Colorado Republican Rep. Lauren Boebert has introduced legislation that could potentially leave us, the taxpayers, footing a colossal bill of up to $17.7 billion for cleaning up after the fracking industry. Yes, you heard that right. According to Public Citizen, this move, backed by oil and gas lobbyists, is a clear attempt to thwart the Biden administration’s efforts to make these companies responsible for their mess.
Let’s break it down: The Biden team wants to strengthen federal requirements to ensure that fossil fuel companies clean up their act, literally, on public lands after they’re done extracting oil and gas. But Boebert’s proposal? It’s pushing the Bureau of Land Management (BLM) to toss this idea out the window. Welcome to the House Natural Resources Committee’s newest headache.
Here’s the kicker: The oil and gas industry, with its boom-and-bust nature, is infamous for abandoning wells when the going gets tough. Prices drop, and suddenly, it’s a ghost town with taxpayers left holding the bag. As Alan Zibel from Public Citizen puts it, this puts us at a higher risk for cleanup costs as these bad actors simply vanish, leaving their mess behind.
The BLM is in charge of a massive area of public land in the Western U.S., with more than 89,000 wells. For decades, the industry has taken advantage of lax federal rules, extracting resources and then selling them back to us or overseas. And what does the public get in return? “Woefully inadequate royalties,” as per Public Citizen.
President Biden’s been trying to stop new leases for fossil fuel extraction on public lands, but industry lawsuits are stalling those efforts. Now, the administration is looking to increase royalties and enforce tougher rules to ensure we’re not left paying the cleanup bill. But here comes Boebert’s bill, directly opposing these measures.

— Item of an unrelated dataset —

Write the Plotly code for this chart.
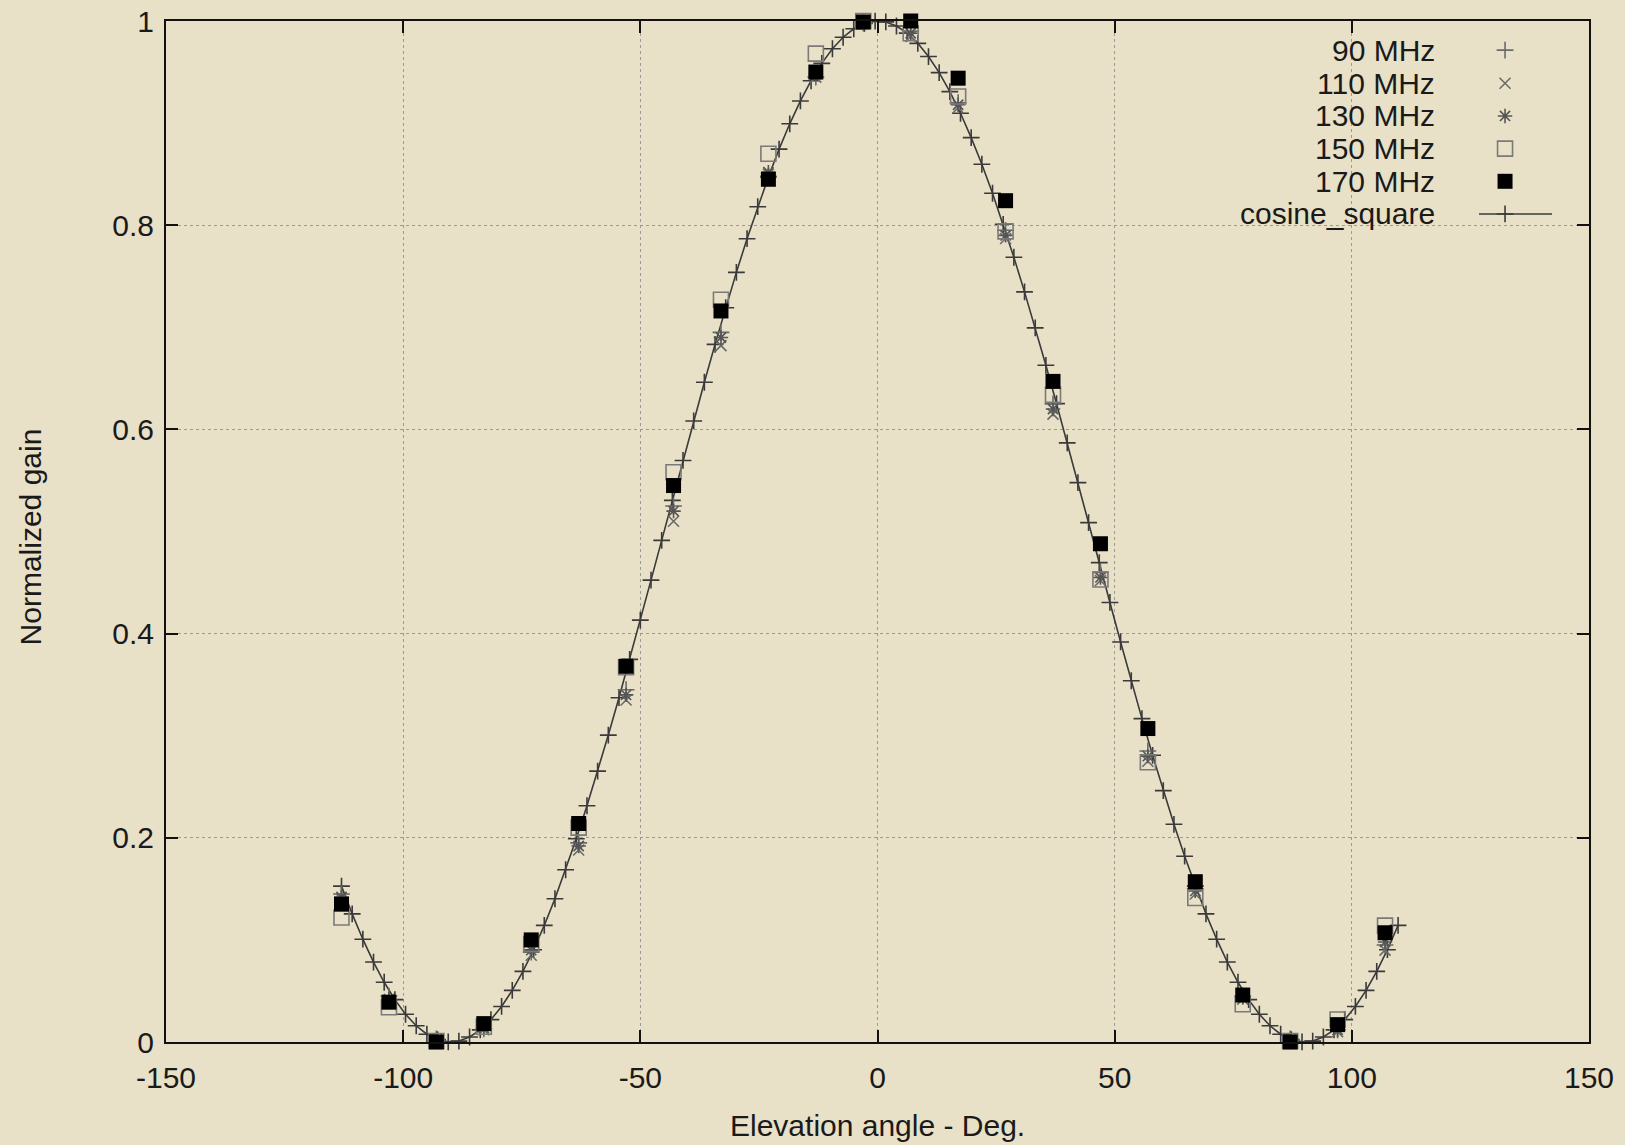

Let’s talk numbers: Bonds. Currently, companies have to post a bond to obtain a lease for drilling on federal land. This bond is supposed to cover the government’s cleanup costs if the company bails. But, these bonds are often too little, too late, and taxpayers end up shouldering the burden.
With estimates ranging from $35,000 to $200,000 per well for cleanup, Public Citizen calculates that taxpayers could be liable for a staggering $2.9 billion to $17.7 billion! And Boebert’s reasoning? She claims that smaller oil and gas companies can’t afford to pay updated royalties and bonds – which are returned if they clean up after themselves.
This situation is dire. In Louisiana, for example, over 4,600 abandoned wells have become the state’s headache, posing threats to public safety and the environment. And it’s not just Louisiana. Western states like Texas, New Mexico, and even Boebert’s own Colorado are sitting on a ticking time bomb with the current fracking boom.
Rep. Raul Grijalva, a progressive Democrat, has introduced an amendment to block Boebert’s bill until we’re sure it won’t subsidize the oil and gas industry’s profits. He’s calling out the Big Oil industry for making record profits while leaving state governments and local communities with billion-dollar cleanup tabs.
In a world where the fossil fuel industry is thriving with record levels of extraction, it’s clear that this isn’t an industry in need of government handouts. Yet, Republicans and industry lobbyists continue to attack the Biden administration’s attempts to curb climate-warming pollution and reform outdated regulations.
It’s time we see these “modest, sensible efforts” for what they are: a necessary step to protect both the environment and the taxpayer’s wallet. Don’t let Boebert’s bill turn us into unwilling participants in the fracking industry’s cleanup debacle.